— Exercise directions —
Copy exactly the lines from the start of the material through the line with "import plotly.graph_objects as go". Pictures stay out of the copy.

— Data excerpt —

----

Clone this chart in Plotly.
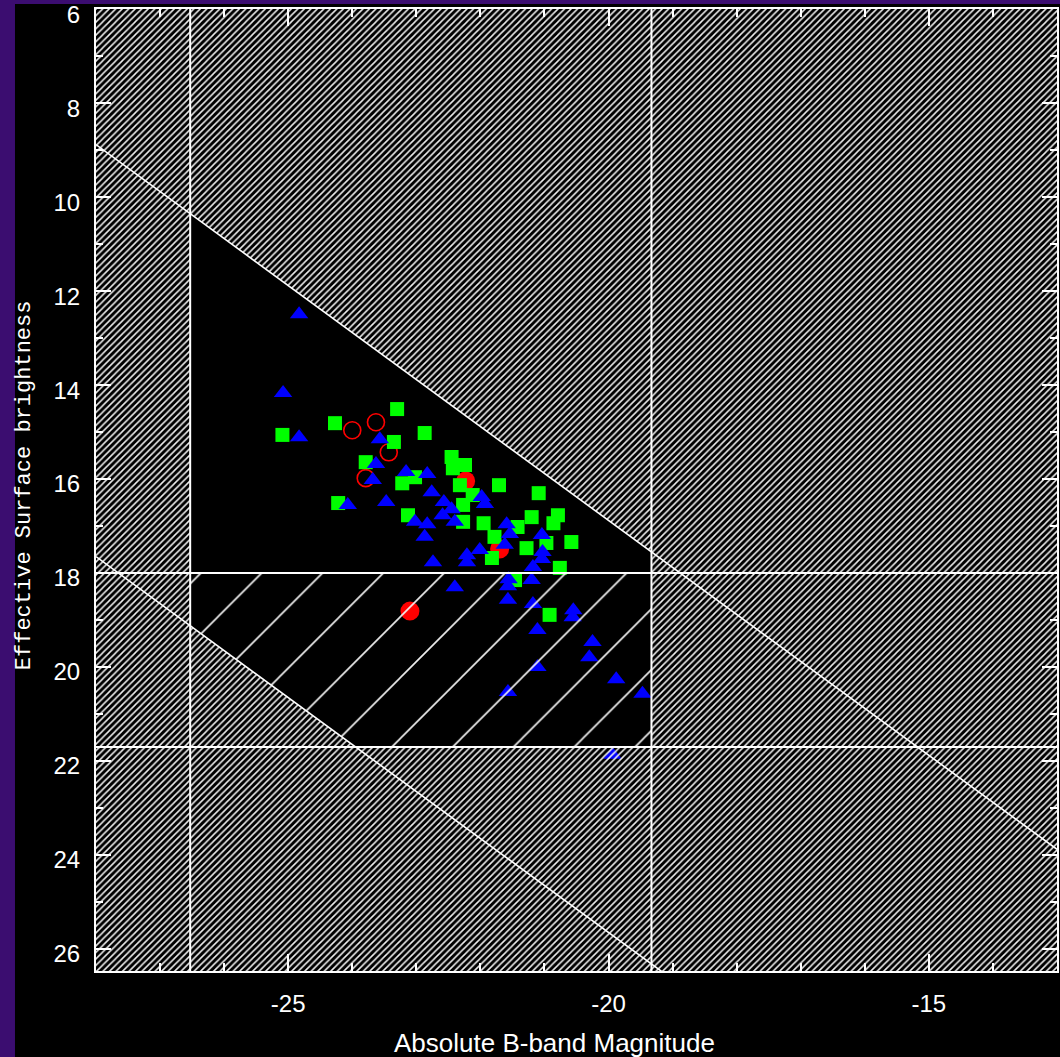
import plotly.graph_objects as go

# Galaxy sample: absolute B magnitude vs effective surface brightness
tri_m = [-24.83, -25.08, -24.83, -23.57, -23.63, -23.68, -24.07, -23.47, -23.16, -22.83,
         -22.76, -22.57, -22.45, -22.59, -23.02, -22.83, -22.87, -22.40, -22.74, -22.21,
         -22.21, -22.01, -21.98, -21.93, -21.59, -21.54, -21.62, -21.04, -21.03, -21.04,
         -21.18, -21.56, -21.57, -21.20, -22.40, -21.57, -21.18, -20.55, -20.56, -21.11,
         -20.25, -20.30, -21.11, -19.88, -21.57, -19.47, -19.94]
tri_sb = [12.49, 14.17, 15.11, 15.15, 15.68, 16.02, 16.55, 16.49, 15.85, 15.89,
          16.28, 16.49, 16.64, 16.77, 16.91, 16.96, 17.23, 16.91, 17.77, 17.62,
          17.77, 17.51, 16.38, 16.53, 16.96, 17.17, 17.40, 17.19, 17.55, 17.70,
          17.87, 18.13, 18.28, 18.15, 18.30, 18.57, 18.66, 18.79, 18.94, 19.21,
          19.47, 19.79, 20.00, 20.26, 20.53, 20.57, 21.87]

sq_m = [-25.09, -24.27, -23.30, -22.87, -23.35, -23.79, -24.22, -23.22, -23.02, -23.13,
        -22.45, -22.43, -22.24, -22.32, -22.27, -22.12, -21.71, -22.27, -21.95, -21.78,
        -21.82, -21.09, -21.42, -21.20, -20.79, -20.86, -20.97, -21.28, -20.58, -20.76,
        -21.46, -20.92]
sq_sb = [15.06, 14.81, 14.51, 15.02, 15.21, 15.64, 16.51, 16.09, 15.96, 16.77,
         15.53, 15.77, 15.70, 16.13, 16.55, 16.34, 16.13, 16.91, 16.94, 17.23,
         17.68, 16.30, 17.02, 16.81, 16.77, 16.94, 17.36, 17.47, 17.34, 17.89,
         18.15, 18.89]

ring_m = [-24.00, -23.63, -23.43, -23.79]
ring_sb = [14.96, 14.79, 15.43, 15.98]

dot_m = [-23.10, -22.23, -21.70]
dot_sb = [18.81, 16.04, 17.49]

# Axis tick labels
x_tick_vals = [-25, -20, -15]
x_tick_text = ["-25", "-20", "-15"]
y_tick_vals = [6, 8, 10, 12, 14, 16, 18, 20, 22, 24, 26]
y_tick_text = ["6", "8", "10", "12", "14", "16", "18", "20", "22", "24", "26"]

# Selection limits of the survey
M_BRIGHT = -26.53      # bright magnitude cut
M_FAINT = -19.33       # faint magnitude cut
SB_CUT = 18.0          # surface-brightness completeness
SB_FAINT = 21.7        # faint surface-brightness limit
RAD_HI = 36.88         # SB = M + RAD_HI  (upper size limit)
RAD_LO = 45.65         # SB = M + RAD_LO  (lower size limit)

X_RANGE = [-28.0, -13.0]
Y_RANGE = [26.47, 5.995]

x0, x1 = X_RANGE
ytop, ybot = Y_RANGE[1], Y_RANGE[0]

# corners of the unhatched window
p1 = (M_BRIGHT, M_BRIGHT + RAD_HI)
p2 = (M_FAINT, M_FAINT + RAD_HI)
p3 = (M_FAINT, SB_FAINT)
p4 = (SB_FAINT - RAD_LO, SB_FAINT)
p5 = (M_BRIGHT, M_BRIGHT + RAD_LO)

# dense hatch: full frame with the window cut out through a slit
dense_x = [x0, x1, x1, x0, x0, p1[0], p5[0], p4[0], p3[0], p2[0], p1[0], x0, x0]
dense_y = [ytop, ytop, ybot, ybot, p1[1], p1[1], p5[1], p4[1], p3[1], p2[1], p1[1], p1[1], ytop]

# sparse hatch: strip between the two surface-brightness limits
sparse_x = [M_BRIGHT, M_FAINT, p3[0], p4[0], p5[0], M_BRIGHT]
sparse_y = [SB_CUT, SB_CUT, p3[1], p4[1], p5[1], SB_CUT]

fig = go.Figure()

fig.add_trace(go.Scatter(x=dot_m, y=dot_sb, mode="markers",
                         marker=dict(symbol="circle", size=19, color="#ff0000", line=dict(width=0))))
fig.add_trace(go.Scatter(x=ring_m, y=ring_sb, mode="markers",
                         marker=dict(symbol="circle-open", size=17, color="#ff0000", line=dict(width=1.6))))
fig.add_trace(go.Scatter(x=sq_m, y=sq_sb, mode="markers",
                         marker=dict(symbol="square", size=14, color="#00ff00", line=dict(width=0))))
fig.add_trace(go.Scatter(x=tri_m, y=tri_sb, mode="markers",
                         marker=dict(symbol="triangle-up", size=16, color="#0000ff", line=dict(width=0))))

fig.add_trace(go.Scatter(x=dense_x, y=dense_y, mode="none", fill="toself",
                         fillcolor="rgba(0,0,0,0)",
                         fillpattern=dict(shape="/", size=4.6, solidity=0.33, fgcolor="#f0f0f0",
                                          bgcolor="rgba(0,0,0,0)", fillmode="replace"),
                         hoverinfo="skip"))
fig.add_trace(go.Scatter(x=sparse_x, y=sparse_y, mode="none", fill="toself",
                         fillcolor="rgba(0,0,0,0)",
                         fillpattern=dict(shape="/", size=43, solidity=0.038, fgcolor="#f0f0f0",
                                          bgcolor="rgba(0,0,0,0)", fillmode="replace"),
                         hoverinfo="skip"))

# limit lines
line_style = dict(color="white", width=2)
fig.add_trace(go.Scatter(x=[M_BRIGHT, M_BRIGHT], y=[ytop, ybot], mode="lines", line=line_style, hoverinfo="skip"))
fig.add_trace(go.Scatter(x=[M_FAINT, M_FAINT], y=[ytop, ybot], mode="lines", line=line_style, hoverinfo="skip"))
fig.add_trace(go.Scatter(x=[x0, x1], y=[SB_CUT, SB_CUT], mode="lines", line=line_style, hoverinfo="skip"))
fig.add_trace(go.Scatter(x=[x0, x1], y=[SB_FAINT, SB_FAINT], mode="lines", line=line_style, hoverinfo="skip"))
fig.add_trace(go.Scatter(x=[x0, x1], y=[x0 + RAD_HI, x1 + RAD_HI], mode="lines",
                         line=dict(color="white", width=1.6), hoverinfo="skip"))
fig.add_trace(go.Scatter(x=[x0, x1], y=[x0 + RAD_LO, x1 + RAD_LO], mode="lines",
                         line=dict(color="white", width=1.6), hoverinfo="skip"))

tick_font = dict(family="Liberation Sans, Arial, sans-serif", size=24, color="white")

fig.update_layout(
    width=1060, height=1057,
    margin=dict(l=96, r=3, t=9, b=86, autoexpand=False),
    paper_bgcolor="#3b0d70",
    plot_bgcolor="black",
    showlegend=False,
    shapes=[dict(type="rect", xref="paper", yref="paper",
                 x0=-0.0843, x1=1.02, y0=-0.1, y1=1.0052,
                 fillcolor="black", line=dict(width=0), layer="below")],
    xaxis=dict(range=X_RANGE, showgrid=False, zeroline=False, automargin=False,
               showline=True, linecolor="white", linewidth=2, mirror="ticks",
               ticks="inside", ticklen=17, tickwidth=1.5, tickcolor="white",
               tickmode="array", tickvals=x_tick_vals, ticktext=x_tick_text,
               tickfont=tick_font, ticklabelstandoff=10,
               minor=dict(ticks="inside", ticklen=8, tickwidth=1.5, tickcolor="white", dtick=1, tick0=-25,
                          showgrid=False)),
    yaxis=dict(range=Y_RANGE, showgrid=False, zeroline=False, automargin=False,
               showline=True, linecolor="white", linewidth=2, mirror="ticks",
               ticks="inside", ticklen=15, tickwidth=1.5, tickcolor="white",
               tickmode="array", tickvals=y_tick_vals, ticktext=y_tick_text,
               tickfont=tick_font, ticklabelstandoff=9, ticklabeloverflow="allow",
               ticklabelshift=-5,
               minor=dict(ticks="inside", ticklen=7, tickwidth=1.5, tickcolor="white", dtick=1, tick0=6,
                          showgrid=False)),
    annotations=[
        dict(text="Absolute B-band Magnitude", xref="paper", yref="paper",
             x=0.4776, y=-0.0748, xanchor="center", yanchor="middle", showarrow=False,
             font=dict(family="Liberation Sans, Arial, sans-serif", size=26, color="white")),
        dict(text="Effective Surface brightness", xref="paper", yref="paper",
             x=-0.0749, y=0.505, xanchor="center", yanchor="middle", showarrow=False, textangle=-90,
             font=dict(family="Liberation Mono, monospace", size=22, color="white")),
    ],
)

fig.write_html("out.html")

----

— Exercise solution —
Clone this chart in Plotly.
import plotly.graph_objects as go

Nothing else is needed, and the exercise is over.